= Exercise prompt =
Say how many lines contain "this"; the answer is the number alone.

══ Records for the exercise

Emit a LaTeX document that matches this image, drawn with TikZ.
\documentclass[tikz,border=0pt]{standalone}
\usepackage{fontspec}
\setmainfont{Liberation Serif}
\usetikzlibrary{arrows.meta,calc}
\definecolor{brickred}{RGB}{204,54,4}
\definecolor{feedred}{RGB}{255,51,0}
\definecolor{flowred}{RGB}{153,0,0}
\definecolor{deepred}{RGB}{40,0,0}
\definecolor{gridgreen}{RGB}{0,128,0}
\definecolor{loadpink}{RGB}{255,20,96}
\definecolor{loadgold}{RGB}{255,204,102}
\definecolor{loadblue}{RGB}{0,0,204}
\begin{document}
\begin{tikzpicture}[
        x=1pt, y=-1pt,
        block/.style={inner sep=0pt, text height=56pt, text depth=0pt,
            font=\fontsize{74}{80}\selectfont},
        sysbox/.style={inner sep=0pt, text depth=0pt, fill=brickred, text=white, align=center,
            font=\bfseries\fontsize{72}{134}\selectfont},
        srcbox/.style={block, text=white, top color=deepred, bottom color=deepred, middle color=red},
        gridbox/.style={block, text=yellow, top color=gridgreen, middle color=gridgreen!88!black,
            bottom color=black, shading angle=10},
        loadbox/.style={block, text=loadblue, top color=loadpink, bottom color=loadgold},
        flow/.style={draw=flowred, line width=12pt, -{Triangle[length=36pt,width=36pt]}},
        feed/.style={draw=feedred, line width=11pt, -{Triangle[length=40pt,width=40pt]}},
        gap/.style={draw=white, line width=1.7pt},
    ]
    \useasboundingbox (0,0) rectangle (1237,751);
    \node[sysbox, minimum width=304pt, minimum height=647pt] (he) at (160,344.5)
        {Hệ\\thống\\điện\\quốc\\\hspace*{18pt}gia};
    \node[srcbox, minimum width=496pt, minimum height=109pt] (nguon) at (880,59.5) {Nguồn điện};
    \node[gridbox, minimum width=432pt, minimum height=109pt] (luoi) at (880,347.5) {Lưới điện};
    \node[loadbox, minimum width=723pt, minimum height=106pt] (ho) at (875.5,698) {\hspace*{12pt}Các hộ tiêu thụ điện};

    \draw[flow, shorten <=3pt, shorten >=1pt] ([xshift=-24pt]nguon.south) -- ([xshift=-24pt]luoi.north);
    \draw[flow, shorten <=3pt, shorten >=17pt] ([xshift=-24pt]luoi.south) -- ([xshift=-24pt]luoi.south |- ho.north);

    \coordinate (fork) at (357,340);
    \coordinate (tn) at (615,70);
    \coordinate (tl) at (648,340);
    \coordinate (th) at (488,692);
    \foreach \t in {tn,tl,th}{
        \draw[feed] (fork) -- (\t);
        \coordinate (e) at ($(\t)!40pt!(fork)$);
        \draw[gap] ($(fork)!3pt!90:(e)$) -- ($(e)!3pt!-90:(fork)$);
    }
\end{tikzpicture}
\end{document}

════
══ Records for the exercise

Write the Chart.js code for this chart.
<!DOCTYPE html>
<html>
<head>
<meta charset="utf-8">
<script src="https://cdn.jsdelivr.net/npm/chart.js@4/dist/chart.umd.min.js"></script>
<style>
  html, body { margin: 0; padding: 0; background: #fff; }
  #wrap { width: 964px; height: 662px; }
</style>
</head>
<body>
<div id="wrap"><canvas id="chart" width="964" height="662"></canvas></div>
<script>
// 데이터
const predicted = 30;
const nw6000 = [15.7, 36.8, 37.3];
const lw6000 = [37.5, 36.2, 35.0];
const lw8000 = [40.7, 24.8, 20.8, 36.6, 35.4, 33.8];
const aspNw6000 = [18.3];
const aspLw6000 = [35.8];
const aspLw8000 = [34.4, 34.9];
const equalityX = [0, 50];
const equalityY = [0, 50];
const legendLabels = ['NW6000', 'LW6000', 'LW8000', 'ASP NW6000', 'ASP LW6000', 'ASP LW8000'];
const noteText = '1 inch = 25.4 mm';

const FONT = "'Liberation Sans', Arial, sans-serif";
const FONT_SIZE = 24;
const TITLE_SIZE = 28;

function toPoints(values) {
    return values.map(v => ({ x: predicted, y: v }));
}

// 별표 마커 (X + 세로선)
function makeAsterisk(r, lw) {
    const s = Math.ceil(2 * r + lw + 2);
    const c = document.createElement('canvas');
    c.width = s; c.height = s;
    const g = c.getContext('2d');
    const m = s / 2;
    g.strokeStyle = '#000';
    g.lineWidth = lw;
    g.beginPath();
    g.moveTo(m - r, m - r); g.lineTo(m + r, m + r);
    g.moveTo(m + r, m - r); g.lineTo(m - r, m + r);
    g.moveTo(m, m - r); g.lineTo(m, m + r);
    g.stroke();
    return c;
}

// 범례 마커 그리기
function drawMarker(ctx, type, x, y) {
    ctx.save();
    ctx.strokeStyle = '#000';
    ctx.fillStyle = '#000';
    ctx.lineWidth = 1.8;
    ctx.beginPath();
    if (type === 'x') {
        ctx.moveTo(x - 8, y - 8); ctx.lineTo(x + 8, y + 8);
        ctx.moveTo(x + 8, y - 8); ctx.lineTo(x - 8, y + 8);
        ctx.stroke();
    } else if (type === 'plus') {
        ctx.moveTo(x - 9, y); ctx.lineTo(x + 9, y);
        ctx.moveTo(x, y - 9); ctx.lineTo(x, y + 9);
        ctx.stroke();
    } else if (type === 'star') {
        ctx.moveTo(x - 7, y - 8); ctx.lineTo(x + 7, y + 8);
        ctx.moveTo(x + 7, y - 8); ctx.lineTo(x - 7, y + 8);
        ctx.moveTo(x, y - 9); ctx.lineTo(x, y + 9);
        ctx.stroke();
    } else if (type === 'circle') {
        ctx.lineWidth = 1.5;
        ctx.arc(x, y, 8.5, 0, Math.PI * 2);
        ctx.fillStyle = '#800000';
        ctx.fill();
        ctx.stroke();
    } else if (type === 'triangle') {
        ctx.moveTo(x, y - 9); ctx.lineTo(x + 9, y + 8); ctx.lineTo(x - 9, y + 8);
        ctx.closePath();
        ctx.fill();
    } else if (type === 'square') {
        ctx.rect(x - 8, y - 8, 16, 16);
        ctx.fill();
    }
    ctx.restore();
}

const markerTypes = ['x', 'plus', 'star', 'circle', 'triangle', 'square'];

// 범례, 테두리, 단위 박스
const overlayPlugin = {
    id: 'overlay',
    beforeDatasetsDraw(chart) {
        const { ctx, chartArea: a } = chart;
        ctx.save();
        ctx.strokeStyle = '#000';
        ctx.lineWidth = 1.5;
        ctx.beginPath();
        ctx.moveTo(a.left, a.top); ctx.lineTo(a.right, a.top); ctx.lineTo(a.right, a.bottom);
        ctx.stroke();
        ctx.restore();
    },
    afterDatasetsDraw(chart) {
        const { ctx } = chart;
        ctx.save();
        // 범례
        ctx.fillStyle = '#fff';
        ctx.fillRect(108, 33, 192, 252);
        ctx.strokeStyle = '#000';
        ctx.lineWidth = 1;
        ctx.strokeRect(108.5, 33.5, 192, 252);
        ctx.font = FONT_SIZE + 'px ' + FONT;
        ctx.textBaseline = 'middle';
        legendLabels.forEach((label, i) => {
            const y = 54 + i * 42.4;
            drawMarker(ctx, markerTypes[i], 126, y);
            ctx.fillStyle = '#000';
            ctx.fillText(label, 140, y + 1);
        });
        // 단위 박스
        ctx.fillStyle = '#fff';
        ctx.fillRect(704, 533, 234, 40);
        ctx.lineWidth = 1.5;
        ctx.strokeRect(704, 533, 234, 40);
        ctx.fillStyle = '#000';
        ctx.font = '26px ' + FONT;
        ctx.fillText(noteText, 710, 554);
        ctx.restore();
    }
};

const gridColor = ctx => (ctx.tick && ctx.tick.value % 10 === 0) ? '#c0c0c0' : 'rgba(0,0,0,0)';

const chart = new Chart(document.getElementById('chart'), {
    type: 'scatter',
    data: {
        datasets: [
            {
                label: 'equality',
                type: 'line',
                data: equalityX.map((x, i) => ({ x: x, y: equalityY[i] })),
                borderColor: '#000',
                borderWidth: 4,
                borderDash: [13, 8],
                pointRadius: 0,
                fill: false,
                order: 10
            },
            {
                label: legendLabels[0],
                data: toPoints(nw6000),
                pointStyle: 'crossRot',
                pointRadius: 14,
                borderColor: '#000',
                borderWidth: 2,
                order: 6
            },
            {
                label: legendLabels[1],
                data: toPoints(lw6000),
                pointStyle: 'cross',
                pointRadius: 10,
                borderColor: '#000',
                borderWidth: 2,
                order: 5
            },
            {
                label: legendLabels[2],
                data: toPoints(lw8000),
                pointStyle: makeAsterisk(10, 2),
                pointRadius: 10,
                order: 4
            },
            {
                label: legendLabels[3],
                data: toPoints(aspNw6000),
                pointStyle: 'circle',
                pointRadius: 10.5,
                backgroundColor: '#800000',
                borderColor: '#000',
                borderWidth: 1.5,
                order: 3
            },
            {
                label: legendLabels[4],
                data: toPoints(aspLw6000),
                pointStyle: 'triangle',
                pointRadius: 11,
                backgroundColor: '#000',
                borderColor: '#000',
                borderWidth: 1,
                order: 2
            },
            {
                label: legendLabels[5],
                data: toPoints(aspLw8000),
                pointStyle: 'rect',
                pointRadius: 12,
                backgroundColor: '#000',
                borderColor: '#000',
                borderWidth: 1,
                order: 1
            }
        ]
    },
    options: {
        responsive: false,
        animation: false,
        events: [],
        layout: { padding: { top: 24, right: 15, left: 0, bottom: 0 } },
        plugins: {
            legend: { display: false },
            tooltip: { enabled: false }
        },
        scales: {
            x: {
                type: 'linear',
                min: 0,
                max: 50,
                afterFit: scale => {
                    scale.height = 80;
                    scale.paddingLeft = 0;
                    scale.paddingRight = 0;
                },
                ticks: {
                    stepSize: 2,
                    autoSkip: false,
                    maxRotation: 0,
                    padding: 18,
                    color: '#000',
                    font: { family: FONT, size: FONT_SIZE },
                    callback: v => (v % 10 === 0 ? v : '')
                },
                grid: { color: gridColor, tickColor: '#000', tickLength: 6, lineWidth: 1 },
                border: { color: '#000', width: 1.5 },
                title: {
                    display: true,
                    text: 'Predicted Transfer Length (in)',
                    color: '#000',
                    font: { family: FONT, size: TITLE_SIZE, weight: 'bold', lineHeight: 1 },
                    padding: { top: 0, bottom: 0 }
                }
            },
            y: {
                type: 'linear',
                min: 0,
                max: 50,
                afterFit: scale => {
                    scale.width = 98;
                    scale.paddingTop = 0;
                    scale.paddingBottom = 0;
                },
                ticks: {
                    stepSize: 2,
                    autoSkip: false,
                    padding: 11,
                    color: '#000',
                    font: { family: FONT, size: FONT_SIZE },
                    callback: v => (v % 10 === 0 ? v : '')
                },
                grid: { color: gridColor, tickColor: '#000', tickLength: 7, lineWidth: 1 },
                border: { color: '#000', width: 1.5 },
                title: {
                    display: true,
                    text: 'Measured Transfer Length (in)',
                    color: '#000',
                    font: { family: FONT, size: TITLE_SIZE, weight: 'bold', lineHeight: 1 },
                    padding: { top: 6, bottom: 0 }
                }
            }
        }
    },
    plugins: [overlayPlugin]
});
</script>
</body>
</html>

════

= Reply =
2